We can’t just “reopen” things and pretend that all is cool. We will literally have more dead people than we can bury, and it’ll likely do more damage to our economy than the other extreme option.
That option, of course, is keeping everything closed down until it’s safe. Which sounds good until you start trying to nail down when that will be. Some say we need a vaccine before the country can relax. Some say massive levels of testing and tracing will be required.
Dr. Rick Bright, who was the country’s top immunologist until he told the truth about coronavirus and was forced out, told Congress last Thursday that a vaccine likely wouldn’t be available for at least 18 months. He called the 12 to 18-month timeline that has been cited by the White House extremely optimistic.

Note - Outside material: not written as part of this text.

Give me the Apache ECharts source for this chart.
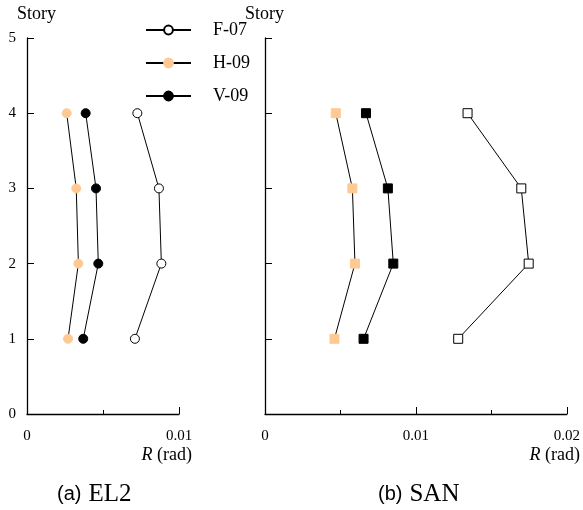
<!DOCTYPE html>
<html><head><meta charset="utf-8">
<script src="https://cdn.jsdelivr.net/npm/echarts@6/dist/echarts.min.js"></script>
<style>html,body{margin:0;padding:0;background:#fff}#c{width:583px;height:510px}</style>
</head><body><div id="c"></div>
<script>
const stories = [1, 2, 3, 4];
const seriesNames = ['F-07', 'H-09', 'V-09'];
// Panel (a) EL2
const el2_F07 = [0.0071, 0.00884, 0.00868, 0.00726];
const el2_H09 = [0.0027, 0.00338, 0.00324, 0.00261];
const el2_V09 = [0.0037, 0.00469, 0.00454, 0.00386];
// Panel (b) SAN
const san_F07 = [0.0128, 0.01747, 0.01698, 0.01342];
const san_H09 = [0.0046, 0.00596, 0.00579, 0.00469];
const san_V09 = [0.00653, 0.0085, 0.00814, 0.00669];
const yTicks = [0, 1, 2, 3, 4, 5];
const panelTitles = ['(a)', 'EL2', '(b)', 'SAN'];

const serif = '"Liberation Serif", "DejaVu Serif", serif';
const sans = '"Liberation Sans", Arial, sans-serif';
const peach = '#FFC993';

function pairs(xs) { return xs.map((v, i) => [v, stories[i]]); }

function mk(name, data, idx, symbol, fill, border) {
  return {
    name: name, type: 'line', xAxisIndex: idx, yAxisIndex: idx,
    data: pairs(data), symbol: symbol, symbolSize: 9, showSymbol: true,
    lineStyle: { color: '#000', width: 1 },
    itemStyle: { color: fill, borderColor: border, borderWidth: 1 },
    emphasis: { disabled: true }, animation: false, z: 3
  };
}

function xAx(idx, max) {
  return {
    type: 'value', gridIndex: idx, min: 0, max: max, interval: 0.01,
    axisLine: { show: true, onZero: false, lineStyle: { color: '#000', width: 1.3 } },
    axisTick: { show: true, inside: true, length: 7, lineStyle: { color: '#000' } },
    minorTick: { show: true, splitNumber: 2, length: 4, lineStyle: { color: '#000' } },
    splitLine: { show: false },
    axisLabel: { show: true, margin: 15, color: '#000', fontFamily: serif, fontSize: 15,
      formatter: v => v === 0 ? '0' : v.toFixed(2) }
  };
}
function yAx(idx, showLabels) {
  return {
    type: 'value', gridIndex: idx, min: yTicks[0], max: yTicks[yTicks.length - 1], interval: 1,
    axisLine: { show: true, onZero: false, lineStyle: { color: '#000', width: 1.3 } },
    axisTick: { show: true, inside: true, length: 7, lineStyle: { color: '#000' } },
    splitLine: { show: false },
    axisLabel: { show: showLabels, margin: 11, color: '#000', fontFamily: serif, fontSize: 15 }
  };
}

function txt(left, right, top, text, size, rich) {
  const o = { type: 'text', top: top, style: { text: text, fill: '#000', fontFamily: serif, fontSize: size } };
  if (left !== null) o.left = left;
  if (right !== null) o.right = right;
  if (rich) o.style.rich = rich;
  return o;
}
const rRich = { i: { fontFamily: serif, fontStyle: 'italic', fontSize: 18 }, n: { fontFamily: serif, fontSize: 18 } };
const tRich = {
  a: { fontFamily: sans, fontSize: 20, verticalAlign: 'bottom', padding: [0, 0, 3, 0] },
  b: { fontFamily: serif, fontSize: 25, padding: [0, 0, 0, 7], verticalAlign: 'bottom' }
};

const chart = echarts.init(document.getElementById('c'), null, { renderer: 'canvas' });
chart.setOption({
  backgroundColor: '#fff',
  animation: false,
  grid: [
    { left: 27, right: 404, top: 38, bottom: 96 },
    { left: 265, right: 15, top: 38, bottom: 96 }
  ],
  xAxis: [xAx(0, 0.01), xAx(1, 0.02)],
  yAxis: [yAx(0, true), yAx(1, false)],
  legend: {
    data: seriesNames, orient: 'vertical', left: 145, top: 21, padding: 0,
    itemWidth: 45, itemHeight: 11, itemGap: 15,
    textStyle: { fontFamily: serif, fontSize: 18, color: '#000', padding: [0, 0, 0, 17] },
    selectedMode: false
  },
  series: [
    mk(seriesNames[0], el2_F07, 0, 'circle', '#fff', '#000'),
    mk(seriesNames[1], el2_H09, 0, 'circle', peach, peach),
    mk(seriesNames[2], el2_V09, 0, 'circle', '#000', '#000'),
    mk(seriesNames[0], san_F07, 1, 'rect', '#fff', '#000'),
    mk(seriesNames[1], san_H09, 1, 'rect', peach, peach),
    mk(seriesNames[2], san_V09, 1, 'rect', '#000', '#000')
  ],
  graphic: [
    txt(17, null, 5, 'Story', 18),
    txt(245, null, 5, 'Story', 18),
    txt(null, 583 - 192, 446, '{i|R}{n| (rad)}', 18, rRich),
    txt(null, 3, 446, '{i|R}{n| (rad)}', 18, rRich),
    txt(57, null, 482, '{a|' + panelTitles[0] + '}{b|' + panelTitles[1] + '}', 20, tRich),
    txt(378, null, 482, '{a|' + panelTitles[2] + '}{b|' + panelTitles[3] + '}', 20, tRich)
  ]
});
</script></body></html>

Additionally, Bright said that testing and tracing capacities throughout the country are severely lacking, and that America in no way has the capability at this point to do enough testing and contact tracing to adequately control the virus.
So, here we are.
Assuming we don’t want millions of deaths or to just stay tucked inside until Jeff Bezos literally owns us all, what do we do?
No, really, I’m asking.
Because as hard as it is to believe, there is no plan for living with COVID-19. No plan for allowing Americans to go back to work and for us all to get back to somewhat normal lives that include altered behaviors and different guidelines.
There’s just reopened or not reopened.
It’s almost as if the Trump administration, for a long period of time, put all of its eggs in the testing-and-tracing basket. We could get back to semi-normalcy if we had enough testing and tracing to keep things in check.
But now that it’s obvious that we’ll never, ever have that capability, they apparently went with Plan B, which is to call everyone quarantining a liberal snowflake, pretend that being forced to wear a mask is an act of tyranny and walk around state capitols with firearms.
In the meantime, the lack of universal guidelines that can be leaned on by governors has left states trying a mishmash of ideas and practices, with the expected mixed results. And it’s led to lots of confusion and genuine fear. And anger — lots of anger.
It would be nice if someone — or a group of someones — would get together with America’s top scientists and industry leaders and develop a comprehensive guideline to operating a functioning country that isn’t besieged by death and illness.
What are the best practices? Which activities are probably safe? Which aren’t? What safety protocols need to be in place for each industry? Should new laws requiring face masks or social distancing be adopted by cities? Should we develop new social programs that ensure our most vulnerable citizens can survive, both physically and economically, while they wait out the worst of this virus in isolation?
Putting together such a plan, and reminding everyone of the overwhelming likelihood of surviving this virus, would go a long way towards easing fears and restoring the American economy. Not to mention, it would give Americans guidelines and practices that might actually reduce the spread of this virus.
Or we could all just keep screaming at each other while our parents and grandparents die.